Animal and Human Physiology - A step towards an Integrative Physiology
RST n°2


 
 
 
 
 
 
 

 

   



"Animal and human physiology - A step towards integrative physiology"

Report on Science and Technology n°2
Février 2000 - 45,00 €

Report in French excepted Summary and Recommendations

Français

 
Coordination
François Gros, Secrétaire perpétuel de l'Académie des sciences
 
Physiology had its hey-day and indeed dominated academic life science teaching curricula for many years, during which time it generated considerable amounts of research work in numerous laboratories.
We must today, however, recognise that there is a certain degree of disinterest both among young students and their academic staff, doubtless for reasons which stem from the spectacular developments in molecular biology, genetics (and more recently genomics; cf. the Académie's report "Development and applications of genomics", ed. TEC et DOC, 1999). The disinterest seems to be affecting mainly the field of physiology of major functions, more so than cellular physiology and neuro-physiology.
We agree to see physiology, both at the whole body level and down to cellular level, as a major field since it deals with the integration processes of living bodies into the environment. Moreover, there are strong currents among proponents of genomics that hold that without a powerful rehabilitation of physiology (so-called integrative physiology) the changeover to functional and comparative analysis of genomes will suffer serious set-backs. The study of how medicinal drugs act and, in more general terms, that of human pathology, will progress with difficulty if no new impetus provided to physiopathology.
This report attempts to provide a status view of various aspects of this major field - after taking into its stride the developments, history and main concepts that run from Claude Bernard's work to today - : physiology of our main functions, physiology of developmental and ageing processes, ecophysiology, physiopathology, etc.
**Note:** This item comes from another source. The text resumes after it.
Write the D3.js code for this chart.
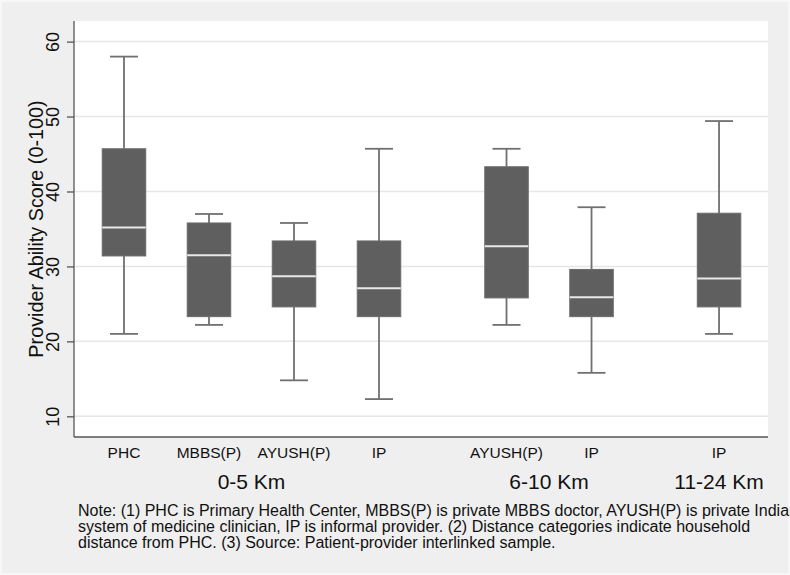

The report also touches on some logistic aspects of the question ; animal experiments, artificial organs, instrumentation, modelling . The report closes with an overview of the teaching of physiology in France.
It contains a series of recommendations related to the recruitment of research scientists, physicians and veterinary doctors in the public research establishments and university laboratories, in the mixed teaching and research doctoral departments, and at the same time the report insists on infrastructure and equipment necessities.
Problems specific to physiology in the plant reign will be dealt with in a separate report.